Jakarta – Dugaan korupsi dalam tata kelola minyak mentah dan LPG di PT Pertamina (Persero) semakin menyeruak ke permukaan, setelah Kejaksaan Agung RI menetapkan beberapa tersangka dalam kasus ini.
Menurut laporan resmi dari Kejaksaan Agung, investigasi menemukan indikasi kuat adanya praktik mark-up harga yang merugikan negara hingga triliunan rupiah.
Kejaksaan Agung RI baru-baru ini menetapkan sejumlah tersangka dalam kasus yang diduga merugikan negara triliunan rupiah. Salah satu nama yang terseret adalah Dimas Werhaspati, sosok yang kini tengah menjadi sorotan atas dugaan keterlibatannya dalam praktik mark-up harga pengangkutan minyak dan LPG.
Berdasarkan temuan penyidik Kejaksaan Agung yang dikutip dari laporan resmi institusi tersebut, Dimas Werhaspati diduga memperoleh keuntungan pribadi sebesar 2-3% dari harga pasar melalui skema penggelembungan harga kontrak pengangkutan.
“Dalam kontrak dengan PT Pertamina Internasional Shipping (PIS), ditemukan markup hingga 12% dari harga pasar,” ungkap salah satu penyidik Kejaksaan Agung.
Modus operandi ini diduga melibatkan berbagai perusahaan afiliasi sebagai perantara, menciptakan jejaring korupsi yang terstruktur.
Upaya pengusutan kasus ini semakin intensif setelah penyidik Kejaksaan Agung menggeledah kediaman Dimas Werhaspati. Dari hasil penggeledahan, ditemukan sejumlah uang dalam berbagai mata uang yang jika dikonversikan ke rupiah mencapai sekitar Rp400 juta.
Selain itu, dokumen-dokumen penting, laptop, dan telepon genggam juga turut disita guna mendalami keterlibatan pihak-pihak lain dalam skema ini.
Kasus ini merupakan bagian dari penyelidikan besar terhadap dugaan korupsi yang terjadi selama periode 2018-2023. Kejaksaan Agung menyoroti bagaimana tata kelola minyak mentah dan produk kilang di PT Pertamina (Persero), subholding, dan kontraktor kontrak kerja sama (KKKS) diduga menjadi ladang praktik korupsi yang merugikan keuangan negara dalam jumlah besar.

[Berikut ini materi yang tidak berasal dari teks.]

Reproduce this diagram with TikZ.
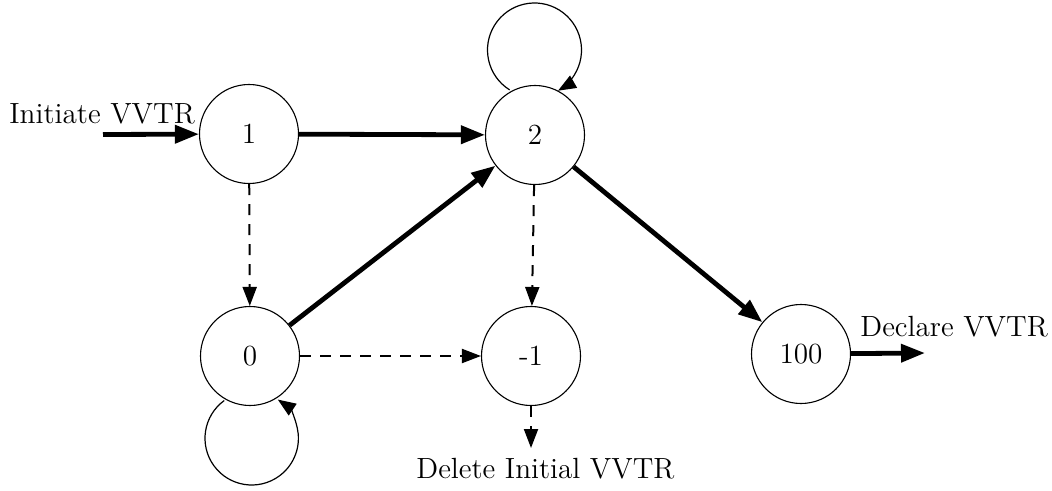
\documentclass[tikz,border=0pt]{standalone}
\usetikzlibrary{arrows.meta,calc}
\newcommand{\diagfont}{\fontsize{14.6}{17.5}\selectfont}
\tikzset{
  state/.style={circle, draw, line width=0.55pt, minimum size=49.5pt, inner sep=0pt, font=\diagfont},
  label text/.style={inner sep=0pt, font=\diagfont},
  heavy/.style={line width=2.4pt, -{Triangle[length=12pt,width=8.8pt]}},
  light/.style={line width=1pt, dash pattern=on 5.5pt off 4.5pt, -{Triangle[length=9.5pt,width=7pt]}},
  selfloop/.style={line width=0.6pt, -{Triangle[length=9pt,width=7pt]}},
}
\begin{document}
\begin{tikzpicture}[x=0.5pt,y=-0.5pt]
  \useasboundingbox (0,0) rectangle (1052,491);

  % states
  \node[state] (n1)   at (249,134) {1};
  \node[state] (n2)   at (535,135) {2};
  \node[state] (n0)   at (250,356) {0};
  \node[state] (nm1)  at (531,356) {-1};
  \node[state] (n100) at (801,354) {100};

  % free ends of the entry and exit arrows
  \coordinate (ini) at (103,134.5);
  \coordinate (dec) at (925,353);
  \coordinate (del) at (531,448);

  % texts
  \node[label text, anchor=base west] (tini) at (9,123.3) {Initiate VVTR};
  \node[label text, anchor=base west] (tdec) at (860,336.7) {Declare VVTR};
  \node[label text, anchor=base west] (tdel) at (416,478.3) {Delete Initial VVTR};

  % solid transitions
  \draw[heavy] (ini) -- (n1);
  \draw[heavy] (n1) -- (n2);
  \draw[heavy] (n0) -- (n2);
  \draw[heavy] (n2) -- (n100);
  \draw[heavy] (n100) -- (dec);

  % dashed transitions
  \draw[light] (n1) -- (n0);
  \draw[light] (n2) -- (nm1);
  \draw[light] (n0) -- (nm1);
  \draw[light] (nm1) -- (del);

  % self loops
  \coordinate (c2) at ($(n2)+(-0.5,-85)$);
  \coordinate (c0) at ($(n0)+(1.7,82.3)$);
  \draw[selfloop] ($(c2)+(122:47)$) arc[start angle=122, end angle=420, radius=47];
  \draw[selfloop] ($(c0)+(234:46.7)$) arc[start angle=234, end angle=-56, radius=46.7];
\end{tikzpicture}
\end{document}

Publik kini menanti langkah lebih lanjut dari Kejaksaan Agung dalam mengusut tuntas kasus ini. Jaksa Agung Muda Tindak Pidana Khusus, dalam pernyataannya, menegaskan bahwa "proses hukum akan berjalan secara transparan dan profesional sesuai dengan aturan yang berlaku."
Sementara itu, para tersangka yang telah ditetapkan akan menjalani proses hukum sesuai dengan aturan yang berlaku. Dengan semakin terbukanya tabir dugaan korupsi ini, harapan untuk transparansi dan reformasi tata kelola energi nasional semakin menguat.